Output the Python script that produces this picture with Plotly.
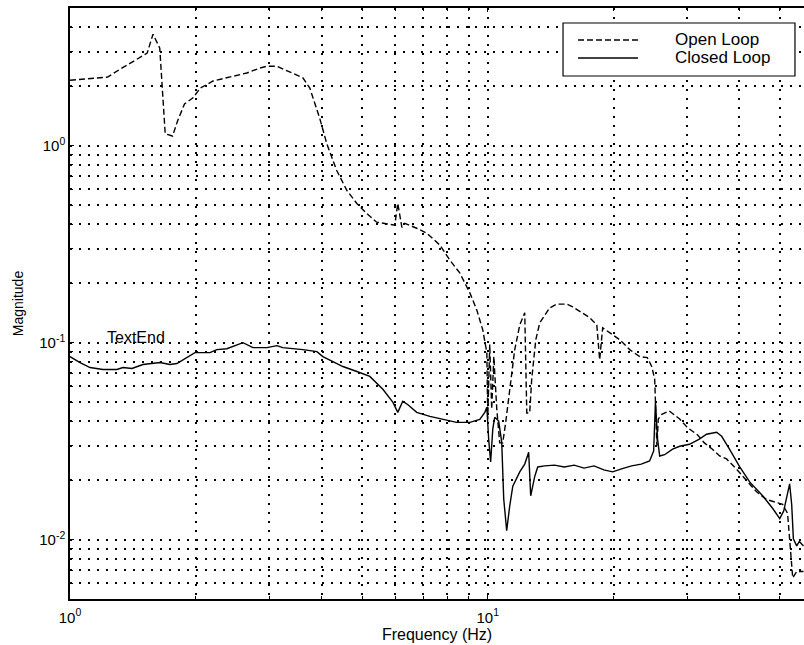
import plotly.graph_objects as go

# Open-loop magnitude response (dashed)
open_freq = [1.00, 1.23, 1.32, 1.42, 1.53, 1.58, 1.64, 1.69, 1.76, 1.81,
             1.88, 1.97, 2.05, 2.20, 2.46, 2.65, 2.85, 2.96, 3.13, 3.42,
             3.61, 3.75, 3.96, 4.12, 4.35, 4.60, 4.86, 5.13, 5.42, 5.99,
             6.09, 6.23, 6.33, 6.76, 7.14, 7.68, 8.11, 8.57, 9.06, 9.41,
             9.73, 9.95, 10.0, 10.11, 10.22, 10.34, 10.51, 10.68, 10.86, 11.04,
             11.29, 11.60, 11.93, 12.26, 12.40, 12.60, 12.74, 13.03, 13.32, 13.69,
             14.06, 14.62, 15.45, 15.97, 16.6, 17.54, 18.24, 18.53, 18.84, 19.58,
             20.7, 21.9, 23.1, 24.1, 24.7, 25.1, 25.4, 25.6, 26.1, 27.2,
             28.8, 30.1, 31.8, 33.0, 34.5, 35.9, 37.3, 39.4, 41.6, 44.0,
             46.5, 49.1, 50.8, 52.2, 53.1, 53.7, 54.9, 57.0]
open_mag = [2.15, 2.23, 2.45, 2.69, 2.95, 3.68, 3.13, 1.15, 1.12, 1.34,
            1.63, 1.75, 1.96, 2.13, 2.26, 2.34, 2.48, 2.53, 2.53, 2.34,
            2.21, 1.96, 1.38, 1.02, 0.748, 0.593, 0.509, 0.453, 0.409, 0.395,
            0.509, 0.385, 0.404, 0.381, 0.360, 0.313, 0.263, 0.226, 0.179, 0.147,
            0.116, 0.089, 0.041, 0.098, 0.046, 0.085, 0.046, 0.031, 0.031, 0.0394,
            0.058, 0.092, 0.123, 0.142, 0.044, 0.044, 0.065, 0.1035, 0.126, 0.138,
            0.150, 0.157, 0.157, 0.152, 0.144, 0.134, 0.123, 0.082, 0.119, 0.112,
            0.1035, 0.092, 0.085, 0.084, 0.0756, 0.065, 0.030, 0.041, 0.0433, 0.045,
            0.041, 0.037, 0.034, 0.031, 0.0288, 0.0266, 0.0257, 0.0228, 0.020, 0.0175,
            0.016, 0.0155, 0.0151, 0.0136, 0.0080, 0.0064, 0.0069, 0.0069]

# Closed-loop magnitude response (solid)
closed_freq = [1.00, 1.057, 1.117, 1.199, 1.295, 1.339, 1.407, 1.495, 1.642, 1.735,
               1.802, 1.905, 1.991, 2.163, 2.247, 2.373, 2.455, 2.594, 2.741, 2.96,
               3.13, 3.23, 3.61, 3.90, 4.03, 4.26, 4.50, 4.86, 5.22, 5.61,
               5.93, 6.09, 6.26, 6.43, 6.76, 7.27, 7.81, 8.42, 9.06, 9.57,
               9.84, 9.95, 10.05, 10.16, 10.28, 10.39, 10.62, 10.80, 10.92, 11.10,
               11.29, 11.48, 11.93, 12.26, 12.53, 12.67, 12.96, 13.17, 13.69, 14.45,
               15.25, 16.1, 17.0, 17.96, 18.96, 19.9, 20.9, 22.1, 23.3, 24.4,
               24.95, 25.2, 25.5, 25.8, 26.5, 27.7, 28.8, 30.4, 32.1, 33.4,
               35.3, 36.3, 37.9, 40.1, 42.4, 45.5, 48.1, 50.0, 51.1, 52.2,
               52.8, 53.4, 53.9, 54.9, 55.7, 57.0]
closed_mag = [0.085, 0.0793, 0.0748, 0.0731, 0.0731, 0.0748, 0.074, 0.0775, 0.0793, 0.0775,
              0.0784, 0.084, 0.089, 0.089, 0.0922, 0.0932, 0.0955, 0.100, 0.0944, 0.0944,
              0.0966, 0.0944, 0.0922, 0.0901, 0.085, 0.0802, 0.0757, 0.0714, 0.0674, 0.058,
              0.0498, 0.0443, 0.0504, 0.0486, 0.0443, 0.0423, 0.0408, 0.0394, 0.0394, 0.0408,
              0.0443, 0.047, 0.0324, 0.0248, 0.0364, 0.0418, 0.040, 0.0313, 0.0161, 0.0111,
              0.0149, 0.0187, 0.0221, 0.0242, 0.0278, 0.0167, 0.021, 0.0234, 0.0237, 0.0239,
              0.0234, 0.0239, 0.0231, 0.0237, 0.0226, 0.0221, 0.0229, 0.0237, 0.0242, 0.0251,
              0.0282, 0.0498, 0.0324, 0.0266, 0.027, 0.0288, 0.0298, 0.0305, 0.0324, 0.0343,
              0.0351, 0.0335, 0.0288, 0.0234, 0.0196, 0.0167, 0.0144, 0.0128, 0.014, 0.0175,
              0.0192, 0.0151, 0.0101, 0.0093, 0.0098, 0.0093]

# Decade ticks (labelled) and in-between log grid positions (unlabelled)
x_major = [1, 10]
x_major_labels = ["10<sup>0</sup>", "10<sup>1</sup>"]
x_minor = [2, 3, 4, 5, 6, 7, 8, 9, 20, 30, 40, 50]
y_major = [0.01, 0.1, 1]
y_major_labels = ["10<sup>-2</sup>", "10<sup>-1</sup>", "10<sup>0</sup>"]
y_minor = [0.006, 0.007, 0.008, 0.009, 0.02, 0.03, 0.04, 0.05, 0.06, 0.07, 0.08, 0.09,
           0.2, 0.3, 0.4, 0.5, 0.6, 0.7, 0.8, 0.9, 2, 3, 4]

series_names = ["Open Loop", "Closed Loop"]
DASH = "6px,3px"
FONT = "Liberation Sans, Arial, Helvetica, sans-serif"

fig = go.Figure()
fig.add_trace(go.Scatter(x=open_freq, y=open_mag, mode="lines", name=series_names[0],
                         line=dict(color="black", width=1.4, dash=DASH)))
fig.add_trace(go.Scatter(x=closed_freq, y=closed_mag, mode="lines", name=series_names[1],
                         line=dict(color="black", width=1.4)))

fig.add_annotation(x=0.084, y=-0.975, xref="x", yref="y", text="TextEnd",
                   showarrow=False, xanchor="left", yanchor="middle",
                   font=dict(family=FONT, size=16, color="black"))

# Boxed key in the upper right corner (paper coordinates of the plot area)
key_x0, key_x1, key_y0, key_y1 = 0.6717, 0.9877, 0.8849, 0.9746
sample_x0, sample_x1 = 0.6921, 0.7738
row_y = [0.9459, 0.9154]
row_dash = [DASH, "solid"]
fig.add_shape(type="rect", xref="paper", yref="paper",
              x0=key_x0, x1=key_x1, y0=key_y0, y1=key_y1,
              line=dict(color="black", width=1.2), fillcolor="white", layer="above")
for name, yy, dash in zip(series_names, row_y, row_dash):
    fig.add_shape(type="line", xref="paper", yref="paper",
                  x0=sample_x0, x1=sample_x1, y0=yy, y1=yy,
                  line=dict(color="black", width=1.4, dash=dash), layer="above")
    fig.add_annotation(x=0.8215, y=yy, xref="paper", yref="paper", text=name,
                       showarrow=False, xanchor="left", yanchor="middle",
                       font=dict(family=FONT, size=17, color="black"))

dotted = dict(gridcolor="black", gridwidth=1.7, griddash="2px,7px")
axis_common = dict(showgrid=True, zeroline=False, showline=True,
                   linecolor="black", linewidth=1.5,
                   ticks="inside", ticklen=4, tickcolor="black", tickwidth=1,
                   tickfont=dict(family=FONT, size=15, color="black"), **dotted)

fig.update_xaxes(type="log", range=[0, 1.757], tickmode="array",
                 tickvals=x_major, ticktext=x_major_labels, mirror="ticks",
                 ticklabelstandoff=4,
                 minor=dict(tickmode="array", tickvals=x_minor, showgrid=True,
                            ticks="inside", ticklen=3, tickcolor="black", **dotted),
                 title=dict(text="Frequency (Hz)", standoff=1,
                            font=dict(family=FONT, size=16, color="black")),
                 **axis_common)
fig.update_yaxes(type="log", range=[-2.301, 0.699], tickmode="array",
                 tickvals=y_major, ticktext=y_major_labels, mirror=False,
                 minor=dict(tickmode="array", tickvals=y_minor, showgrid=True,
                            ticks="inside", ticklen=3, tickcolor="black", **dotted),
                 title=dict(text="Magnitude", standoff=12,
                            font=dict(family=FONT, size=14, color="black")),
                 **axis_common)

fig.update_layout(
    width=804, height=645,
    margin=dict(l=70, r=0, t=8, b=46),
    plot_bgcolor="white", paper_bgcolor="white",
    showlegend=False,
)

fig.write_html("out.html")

------------------------------

= WHAT YOU WILL DO =
In the data above, please extract the lines from the first one through the line with "import plotly.graph_objects as go", exactly, and keep pictures out.

= EXERCISE RESULT =
Output the Python script that produces this picture with Plotly.
import plotly.graph_objects as go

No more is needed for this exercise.